Mr. Chairman, I move that the meeting terminate.
Mr. Chairman, I second the motion.
Thank you. I declare the meeting terminated. We will take a short pause before the Q&A portion of the meeting.
We have now reached the Q&A portion of the meeting. We have received two questions from Mr. Dori Segal, which I will read. Question one: In your circular, management is being praised for exceeding all of their financial goals, and it is stated that they performed exceptionally well. The underperformance of the unit price was attributed to the pandemic and macroeconomic factors. However, around the time of the circular being filed, three of FCR's closest peers were traded at a price which was above their pre-pandemic price, and the other three outperform FCR, which traded approximately 30% below its pre-pandemic price by a margin. How do you explain this? I'll ask our President and CEO to respond.
Okay. Thank you, Alison. Thank you for reading it verbatim. I'll start out by noting that the volatility today is very high as a result of economic factors and macroeconomic factors that we are all familiar with. In times of increased volatility in the capital market, stock prices can become quite disconnected from intrinsic value or NAV. In our view, the retailer-sponsored REITs seem to have benefited through the pandemic. Yet, notably, in recent weeks, no market participant has been immune to the volatility. We are a real estate operating business first and foremost, and therefore, we do take a long-term view. The work we've done over the last few years and in 2021 specifically renders FCR much better positioned for the future. Our real estate portfolio has never been better, and we look forward to the current volatility subsiding.
Alison, that would be the response to question number one. We do have a second question, so if you would please read that question verbatim as well.
Sure. The question is: I have been recently buying units on a weekly basis, starting at CAD 17.50 all the way down to CAD 14.20, which I believe is a 12-year low, other than a brief period in March of 2020. Other than buying back units, which I do support, is there a strategy or plan to restore the REIT to its former stature of trading at a premium compared to its closest peers in the face of what some market participants suggest is a crisis of credibility and confidence?
Okay. Thank you, Alison. Again, you know, certainly we've done extensive outreach and meetings with investors over the past few months, including representation from our board in some cases. I can tell you that the feedback has been supportive, and our voting results today further demonstrate that. Regarding buying back units, it is certainly an opportunity that we are taking advantage of. However, we do not view it as a strategy or certainly our strategy. Our strategy is well laid out in our public documents, including our investor presentation and our MD&A, amongst others, which are all located on our website. We're continuing to advance our development program. We are divesting of certain assets where pricing is attractive.
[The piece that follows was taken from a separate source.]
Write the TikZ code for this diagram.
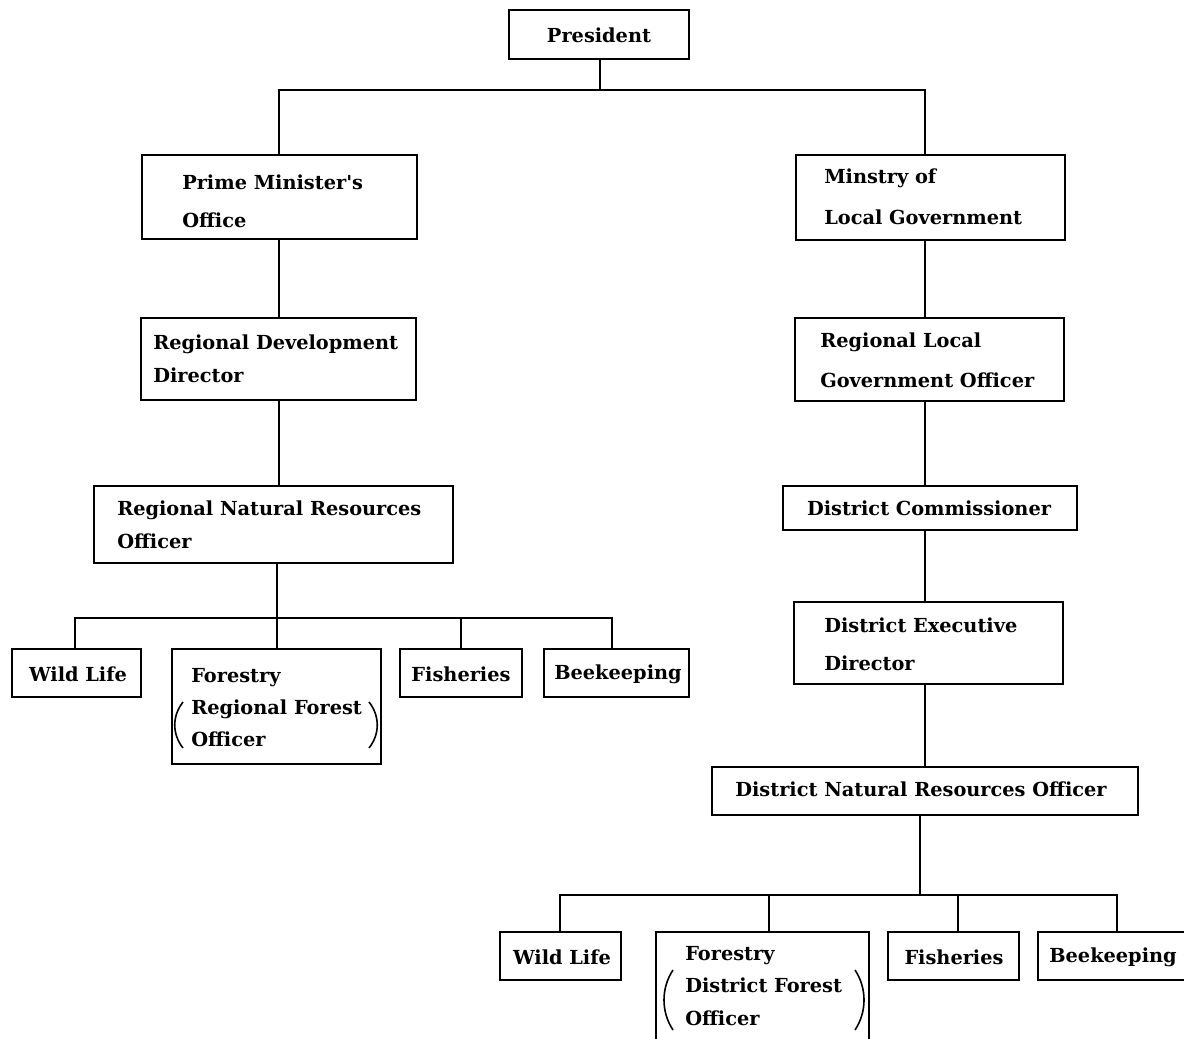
\documentclass[tikz,border=0pt]{standalone}
\usepackage{fontspec}
\newfontfamily\boxfont{DejaVu Serif}[BoldFont={DejaVu Serif Bold}]
\begin{document}
\begin{tikzpicture}[x=0.75pt,y=-0.75pt,
  box/.style={draw=black,line width=2.1pt,minimum width=#1,inner sep=0pt},
  lbl/.style={inner sep=0pt,font=\boxfont\bfseries\fontsize{14.5pt}{#1}\selectfont,align=left},
  lbl/.default=24pt,
  conn/.style={line width=1.5pt},
  paren/.style={line width=1.2pt}]
\useasboundingbox (0,0) rectangle (1184,1038);
% boxes
\node[box=135pt,minimum height=36.75pt] (pres) at (599,34.5) {};
\node[box=206.25pt,minimum height=63pt] (pmo) at (279.5,197) {};
\node[box=201.75pt,minimum height=63.75pt] (mlg) at (930.5,197.5) {};
\node[box=206.25pt,minimum height=61.5pt] (rdd) at (278.5,359) {};
\node[box=201.75pt,minimum height=62.25pt] (rlgo) at (929.5,359.5) {};
\node[box=269.25pt,minimum height=57.75pt] (rnro) at (273.5,524.5) {};
\node[box=220.5pt,minimum height=33pt] (dc) at (930,508) {};
\node[box=201.75pt,minimum height=61.5pt] (ded) at (928.5,643) {};
\node[box=319.5pt,minimum height=36pt] (dnro) at (925,791) {};
\node[box=96.75pt,minimum height=36pt] (wl1) at (76.5,673) {};
\node[box=156.75pt,minimum height=86.25pt] (fo1) at (276.5,706.5) {};
\node[box=91.5pt,minimum height=36pt] (fi1) at (461,673) {};
\node[box=108.75pt,minimum height=36pt] (bk1) at (616.5,673) {};
\node[box=90.75pt,minimum height=36pt] (wl2) at (560.5,956) {};
\node[box=159.75pt,minimum height=87pt] (fo2) at (762.5,990) {};
\node[box=98.25pt,minimum height=36pt] (fi2) at (953.5,956) {};
\node[box=111pt,minimum height=36pt] (bk2) at (1112,956) {};
% labels
\node[lbl] (prest) at (599,35) {President};
\node[lbl=28.5pt,anchor=west] (pmot) at (182,201) {Prime Minister's\\Office};
\node[lbl=30.75pt,anchor=west] (mlgt) at (824,196.5) {Minstry of\\Local Government};
\node[lbl=24.75pt,anchor=west] (rddt) at (153,358.5) {Regional Development\\Director};
\node[lbl=30pt,anchor=west] (rlgot) at (820,360) {Regional Local\\Government Officer};
\node[lbl=24.75pt,anchor=west] (rnrot) at (117,524.5) {Regional Natural Resources\\Officer};
\node[lbl] (dct) at (929,508) {District Commissioner};
\node[lbl=28.5pt,anchor=west] (dedt) at (824,644) {District Executive\\Director};
\node[lbl] (dnrot) at (921,789) {District Natural Resources Officer};
\node[lbl] (wl1t) at (78,674) {Wild Life};
\node[lbl] (fi1t) at (461,674) {Fisheries};
\node[lbl] (bk1t) at (618,674) {Beekeeping};
\node[lbl=24pt,anchor=west] (fo1t) at (191,708) {Forestry\\Regional Forest\\Officer};
\node[lbl] (wl2t) at (562,957) {Wild Life};
\node[lbl] (fi2t) at (954,957) {Fisheries};
\node[lbl] (bk2t) at (1113,957) {Beekeeping};
\node[lbl=24.4pt,anchor=west] (fo2t) at (685,986) {Forestry\\District Forest\\Officer};
% parentheses
\draw[paren] (183,702) .. controls (172,716) and (172,734) .. (183,748);
\draw[paren] (369,702) .. controls (380,716) and (380,734) .. (369,748);
\draw[paren] (673,970) .. controls (661,988) and (661,1012) .. (673,1030);
\draw[paren] (855,970) .. controls (867,988) and (867,1012) .. (855,1030);
% connectors: top
\coordinate (tb) at (600,90);
\coordinate (tl) at (279,90);
\coordinate (tr) at (925,90);
\draw[conn] (pres.south -| tb) -- (tb);
\draw[conn] (tl |- pmo.north) -- (tl) -- (tr) -- (tr |- mlg.north);
% left chain
\draw[conn] (pmo.south -| tl) -- (rdd.north -| tl);
\draw[conn] (rdd.south -| tl) -- (rnro.north -| tl);
\coordinate (ls) at (277,618);
\coordinate (l1) at (75,618);
\coordinate (l3) at (461,618);
\coordinate (l4) at (612,618);
\draw[conn] (rnro.south -| ls) -- (ls);
\draw[conn] (l1 |- wl1.north) -- (l1) -- (l4) -- (l4 |- bk1.north);
\draw[conn] (ls) -- (ls |- fo1.north);
\draw[conn] (l3) -- (l3 |- fi1.north);
% right chain
\draw[conn] (mlg.south -| tr) -- (rlgo.north -| tr);
\draw[conn] (rlgo.south -| tr) -- (dc.north -| tr);
\draw[conn] (dc.south -| tr) -- (ded.north -| tr);
\draw[conn] (ded.south -| tr) -- (dnro.north -| tr);
\coordinate (rs) at (920,895);
\coordinate (r1) at (560,895);
\coordinate (r2) at (769,895);
\coordinate (r3) at (958,895);
\coordinate (r4) at (1117,895);
\draw[conn] (dnro.south -| rs) -- (rs);
\draw[conn] (r1 |- wl2.north) -- (r1) -- (r4) -- (r4 |- bk2.north);
\draw[conn] (r2) -- (r2 |- fo2.north);
\draw[conn] (r3) -- (r3 |- fi2.north);
\end{tikzpicture}
\end{document}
We are focused on acquiring high-quality grocery-anchored properties in neighborhoods with exceptional demographic profiles that are consistent with our portfolio.
Alison, that would be the response to number two. Have any other questions come in, Alison?
There are no other questions at this time.
Okay, thank you very much. That concludes our annual meeting. I wanna thank everyone for their interest in FCR. I wanna thank you for taking the time to participate, and we hope you have a wonderful day. Thank you.